Report, word for word, every line of the material that contains "code".

SUPPLIED MATERIAL

* * *

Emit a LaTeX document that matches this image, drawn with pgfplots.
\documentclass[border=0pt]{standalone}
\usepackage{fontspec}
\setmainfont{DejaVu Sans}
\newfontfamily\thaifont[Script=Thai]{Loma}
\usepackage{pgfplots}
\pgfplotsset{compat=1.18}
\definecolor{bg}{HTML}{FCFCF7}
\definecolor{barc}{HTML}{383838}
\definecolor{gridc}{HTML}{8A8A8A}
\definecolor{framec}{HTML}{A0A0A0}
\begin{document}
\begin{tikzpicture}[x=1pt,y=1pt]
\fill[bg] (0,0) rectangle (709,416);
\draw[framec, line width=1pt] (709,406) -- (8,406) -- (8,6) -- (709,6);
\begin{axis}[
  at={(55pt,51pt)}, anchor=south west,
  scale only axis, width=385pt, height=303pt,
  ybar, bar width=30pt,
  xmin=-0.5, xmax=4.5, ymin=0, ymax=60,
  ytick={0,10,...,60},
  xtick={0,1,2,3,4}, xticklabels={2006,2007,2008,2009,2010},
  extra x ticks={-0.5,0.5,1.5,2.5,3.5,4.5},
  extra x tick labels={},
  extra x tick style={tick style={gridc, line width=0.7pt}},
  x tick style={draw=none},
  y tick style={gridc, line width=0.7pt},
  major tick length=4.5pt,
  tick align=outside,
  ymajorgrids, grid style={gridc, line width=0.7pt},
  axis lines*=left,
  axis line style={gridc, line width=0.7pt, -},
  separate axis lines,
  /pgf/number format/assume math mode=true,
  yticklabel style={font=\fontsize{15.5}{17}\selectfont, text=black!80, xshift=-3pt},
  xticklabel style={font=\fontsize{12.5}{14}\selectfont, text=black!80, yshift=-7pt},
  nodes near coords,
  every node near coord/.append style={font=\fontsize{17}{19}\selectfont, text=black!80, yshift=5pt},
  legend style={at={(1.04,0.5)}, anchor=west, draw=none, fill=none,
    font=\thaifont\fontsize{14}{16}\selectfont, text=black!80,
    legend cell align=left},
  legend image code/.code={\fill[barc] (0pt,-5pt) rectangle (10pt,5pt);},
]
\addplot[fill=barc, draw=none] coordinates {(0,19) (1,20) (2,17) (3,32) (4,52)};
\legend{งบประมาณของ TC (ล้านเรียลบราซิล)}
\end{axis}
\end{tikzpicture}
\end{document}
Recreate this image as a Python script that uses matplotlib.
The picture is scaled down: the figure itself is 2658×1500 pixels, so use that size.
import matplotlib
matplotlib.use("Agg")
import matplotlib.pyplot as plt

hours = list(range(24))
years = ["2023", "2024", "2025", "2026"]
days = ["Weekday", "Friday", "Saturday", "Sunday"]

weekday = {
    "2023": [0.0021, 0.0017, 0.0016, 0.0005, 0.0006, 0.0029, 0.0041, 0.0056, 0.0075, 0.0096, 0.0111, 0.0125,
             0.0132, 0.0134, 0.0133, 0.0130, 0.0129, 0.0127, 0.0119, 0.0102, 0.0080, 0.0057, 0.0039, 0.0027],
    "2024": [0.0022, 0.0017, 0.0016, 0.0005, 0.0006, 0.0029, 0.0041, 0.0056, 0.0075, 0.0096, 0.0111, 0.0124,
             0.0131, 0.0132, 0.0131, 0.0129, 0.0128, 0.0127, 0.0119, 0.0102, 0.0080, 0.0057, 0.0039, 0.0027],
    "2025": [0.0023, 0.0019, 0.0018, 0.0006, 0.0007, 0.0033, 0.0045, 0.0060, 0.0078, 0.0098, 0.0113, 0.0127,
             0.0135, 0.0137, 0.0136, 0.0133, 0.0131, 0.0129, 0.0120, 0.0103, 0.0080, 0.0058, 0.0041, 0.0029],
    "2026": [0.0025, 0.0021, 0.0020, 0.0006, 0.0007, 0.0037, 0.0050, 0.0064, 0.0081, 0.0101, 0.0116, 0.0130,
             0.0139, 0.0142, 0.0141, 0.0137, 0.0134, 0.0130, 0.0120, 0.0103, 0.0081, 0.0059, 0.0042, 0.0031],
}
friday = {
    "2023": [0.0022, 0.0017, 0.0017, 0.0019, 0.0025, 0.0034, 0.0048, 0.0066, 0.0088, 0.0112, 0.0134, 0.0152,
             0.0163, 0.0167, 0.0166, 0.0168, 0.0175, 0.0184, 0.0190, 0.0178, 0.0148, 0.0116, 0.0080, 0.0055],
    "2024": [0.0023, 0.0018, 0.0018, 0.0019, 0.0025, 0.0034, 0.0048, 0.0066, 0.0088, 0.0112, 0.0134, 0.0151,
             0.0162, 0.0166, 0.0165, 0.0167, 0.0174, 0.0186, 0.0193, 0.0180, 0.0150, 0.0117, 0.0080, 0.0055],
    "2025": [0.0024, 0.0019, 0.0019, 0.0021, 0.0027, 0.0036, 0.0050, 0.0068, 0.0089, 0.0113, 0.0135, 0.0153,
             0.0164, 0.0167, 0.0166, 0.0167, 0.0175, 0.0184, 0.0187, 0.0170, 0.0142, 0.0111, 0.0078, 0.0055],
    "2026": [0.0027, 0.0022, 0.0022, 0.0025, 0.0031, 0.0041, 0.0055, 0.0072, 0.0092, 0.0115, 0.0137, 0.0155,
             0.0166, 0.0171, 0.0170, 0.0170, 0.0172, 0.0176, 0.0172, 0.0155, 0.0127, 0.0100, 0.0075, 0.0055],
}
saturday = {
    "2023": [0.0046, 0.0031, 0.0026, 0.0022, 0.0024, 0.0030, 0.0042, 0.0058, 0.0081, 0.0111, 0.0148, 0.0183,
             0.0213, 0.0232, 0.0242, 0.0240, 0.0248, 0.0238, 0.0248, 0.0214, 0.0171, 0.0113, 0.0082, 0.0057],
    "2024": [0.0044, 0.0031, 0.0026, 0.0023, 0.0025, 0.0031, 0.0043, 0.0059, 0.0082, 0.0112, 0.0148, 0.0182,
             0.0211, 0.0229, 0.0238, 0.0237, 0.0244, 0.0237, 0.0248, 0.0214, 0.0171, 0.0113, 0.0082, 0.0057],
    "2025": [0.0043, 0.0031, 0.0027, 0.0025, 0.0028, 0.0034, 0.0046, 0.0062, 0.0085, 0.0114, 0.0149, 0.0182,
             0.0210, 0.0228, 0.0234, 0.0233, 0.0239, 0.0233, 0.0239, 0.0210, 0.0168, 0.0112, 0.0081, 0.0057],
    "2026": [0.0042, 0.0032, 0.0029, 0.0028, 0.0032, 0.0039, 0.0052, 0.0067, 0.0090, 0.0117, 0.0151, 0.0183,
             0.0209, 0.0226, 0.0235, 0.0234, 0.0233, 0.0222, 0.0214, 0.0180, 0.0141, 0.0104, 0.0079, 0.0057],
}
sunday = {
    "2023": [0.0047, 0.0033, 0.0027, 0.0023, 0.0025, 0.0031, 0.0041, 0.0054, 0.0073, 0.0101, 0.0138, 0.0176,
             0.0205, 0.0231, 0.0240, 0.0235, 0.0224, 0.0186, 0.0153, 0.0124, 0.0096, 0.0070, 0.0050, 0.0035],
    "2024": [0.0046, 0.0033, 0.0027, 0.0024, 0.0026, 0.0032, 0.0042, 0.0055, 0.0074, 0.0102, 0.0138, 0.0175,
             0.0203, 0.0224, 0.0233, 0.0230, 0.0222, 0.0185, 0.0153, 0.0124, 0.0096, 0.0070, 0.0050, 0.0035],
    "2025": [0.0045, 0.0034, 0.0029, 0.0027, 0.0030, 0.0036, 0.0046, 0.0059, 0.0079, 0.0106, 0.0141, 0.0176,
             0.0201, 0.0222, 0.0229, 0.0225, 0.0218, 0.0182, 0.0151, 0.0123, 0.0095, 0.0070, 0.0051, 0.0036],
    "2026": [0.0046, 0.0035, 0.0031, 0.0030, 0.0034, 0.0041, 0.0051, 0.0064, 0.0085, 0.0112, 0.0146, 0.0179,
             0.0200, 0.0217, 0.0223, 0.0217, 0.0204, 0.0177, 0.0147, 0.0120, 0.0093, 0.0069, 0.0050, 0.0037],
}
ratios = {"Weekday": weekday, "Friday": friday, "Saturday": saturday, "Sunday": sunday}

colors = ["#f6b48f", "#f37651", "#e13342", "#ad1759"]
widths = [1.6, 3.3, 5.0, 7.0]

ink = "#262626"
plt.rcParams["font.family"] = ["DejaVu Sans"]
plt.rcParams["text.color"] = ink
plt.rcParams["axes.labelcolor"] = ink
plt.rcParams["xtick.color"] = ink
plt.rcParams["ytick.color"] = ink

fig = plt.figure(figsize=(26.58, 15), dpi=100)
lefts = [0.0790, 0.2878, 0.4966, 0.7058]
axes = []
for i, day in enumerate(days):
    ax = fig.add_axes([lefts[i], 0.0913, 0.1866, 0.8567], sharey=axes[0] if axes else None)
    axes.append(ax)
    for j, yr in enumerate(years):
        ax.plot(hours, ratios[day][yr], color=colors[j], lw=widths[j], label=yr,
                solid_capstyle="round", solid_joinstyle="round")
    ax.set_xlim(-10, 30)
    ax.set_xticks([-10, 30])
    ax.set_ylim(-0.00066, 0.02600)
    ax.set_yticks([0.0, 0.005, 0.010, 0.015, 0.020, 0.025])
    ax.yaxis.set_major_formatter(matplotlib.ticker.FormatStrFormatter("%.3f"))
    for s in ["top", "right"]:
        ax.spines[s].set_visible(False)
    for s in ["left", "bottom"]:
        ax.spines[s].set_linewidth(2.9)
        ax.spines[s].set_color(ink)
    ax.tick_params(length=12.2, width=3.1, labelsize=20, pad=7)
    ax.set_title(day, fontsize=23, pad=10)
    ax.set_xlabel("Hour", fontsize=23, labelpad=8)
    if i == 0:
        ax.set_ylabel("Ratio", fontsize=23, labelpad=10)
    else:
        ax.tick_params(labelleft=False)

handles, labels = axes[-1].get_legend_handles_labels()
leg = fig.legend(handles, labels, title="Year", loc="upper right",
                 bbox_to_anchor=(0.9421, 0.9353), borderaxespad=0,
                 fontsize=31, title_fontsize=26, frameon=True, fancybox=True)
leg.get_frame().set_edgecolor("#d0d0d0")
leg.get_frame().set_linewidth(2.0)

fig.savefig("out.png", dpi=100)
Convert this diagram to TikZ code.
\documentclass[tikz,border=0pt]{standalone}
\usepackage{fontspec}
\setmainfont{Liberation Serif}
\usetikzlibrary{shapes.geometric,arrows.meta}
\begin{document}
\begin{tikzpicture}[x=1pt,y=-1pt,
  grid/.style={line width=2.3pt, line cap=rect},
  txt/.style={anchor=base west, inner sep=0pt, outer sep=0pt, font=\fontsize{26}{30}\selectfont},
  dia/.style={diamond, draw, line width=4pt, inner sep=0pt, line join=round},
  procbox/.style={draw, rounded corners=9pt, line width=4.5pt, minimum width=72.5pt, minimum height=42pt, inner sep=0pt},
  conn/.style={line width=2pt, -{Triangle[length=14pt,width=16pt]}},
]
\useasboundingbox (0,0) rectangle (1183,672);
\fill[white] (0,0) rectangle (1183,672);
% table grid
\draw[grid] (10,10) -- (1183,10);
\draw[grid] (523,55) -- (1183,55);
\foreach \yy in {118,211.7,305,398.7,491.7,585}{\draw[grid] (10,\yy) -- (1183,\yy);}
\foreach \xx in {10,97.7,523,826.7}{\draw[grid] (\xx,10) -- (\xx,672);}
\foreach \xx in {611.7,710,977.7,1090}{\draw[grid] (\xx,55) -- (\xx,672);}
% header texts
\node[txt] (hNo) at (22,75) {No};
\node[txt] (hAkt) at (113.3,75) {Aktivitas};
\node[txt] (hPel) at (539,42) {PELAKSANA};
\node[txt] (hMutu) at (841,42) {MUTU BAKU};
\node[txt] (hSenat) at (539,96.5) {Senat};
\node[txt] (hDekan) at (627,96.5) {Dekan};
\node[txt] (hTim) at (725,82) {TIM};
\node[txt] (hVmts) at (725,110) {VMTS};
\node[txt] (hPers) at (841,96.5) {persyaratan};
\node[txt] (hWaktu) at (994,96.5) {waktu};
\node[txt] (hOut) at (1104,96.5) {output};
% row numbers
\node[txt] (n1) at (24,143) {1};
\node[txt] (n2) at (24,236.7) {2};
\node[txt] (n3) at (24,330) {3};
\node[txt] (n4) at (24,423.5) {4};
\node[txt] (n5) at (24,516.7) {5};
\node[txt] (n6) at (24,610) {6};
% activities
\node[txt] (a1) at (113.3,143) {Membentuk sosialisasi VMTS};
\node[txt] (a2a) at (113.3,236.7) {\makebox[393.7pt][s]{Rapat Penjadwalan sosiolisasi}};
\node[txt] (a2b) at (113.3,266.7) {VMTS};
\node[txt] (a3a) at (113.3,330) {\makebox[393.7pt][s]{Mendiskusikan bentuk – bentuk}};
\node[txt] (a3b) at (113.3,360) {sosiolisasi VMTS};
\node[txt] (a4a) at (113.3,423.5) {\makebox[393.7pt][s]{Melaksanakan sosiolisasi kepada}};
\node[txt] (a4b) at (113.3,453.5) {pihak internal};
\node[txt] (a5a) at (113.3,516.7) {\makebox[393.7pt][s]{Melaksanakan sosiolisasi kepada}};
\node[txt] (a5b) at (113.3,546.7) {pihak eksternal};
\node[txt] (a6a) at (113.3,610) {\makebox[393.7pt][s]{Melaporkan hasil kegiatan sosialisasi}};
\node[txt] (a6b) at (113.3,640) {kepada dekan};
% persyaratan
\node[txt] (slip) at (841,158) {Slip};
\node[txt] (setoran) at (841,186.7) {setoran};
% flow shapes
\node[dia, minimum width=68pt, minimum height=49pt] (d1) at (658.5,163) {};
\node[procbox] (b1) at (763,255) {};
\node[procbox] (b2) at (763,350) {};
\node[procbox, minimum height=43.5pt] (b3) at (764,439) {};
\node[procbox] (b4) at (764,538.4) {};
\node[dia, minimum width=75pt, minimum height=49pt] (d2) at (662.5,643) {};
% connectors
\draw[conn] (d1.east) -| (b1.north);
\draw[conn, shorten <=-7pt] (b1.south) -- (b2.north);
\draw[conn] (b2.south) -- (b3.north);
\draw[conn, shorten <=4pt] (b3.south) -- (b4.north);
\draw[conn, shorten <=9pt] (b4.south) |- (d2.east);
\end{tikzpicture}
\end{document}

* * *

OUTPUT FOR THIS EXERCISE
  legend image code/.code={\fill[barc] (0pt,-5pt) rectangle (10pt,5pt);},
Convert this diagram to TikZ code.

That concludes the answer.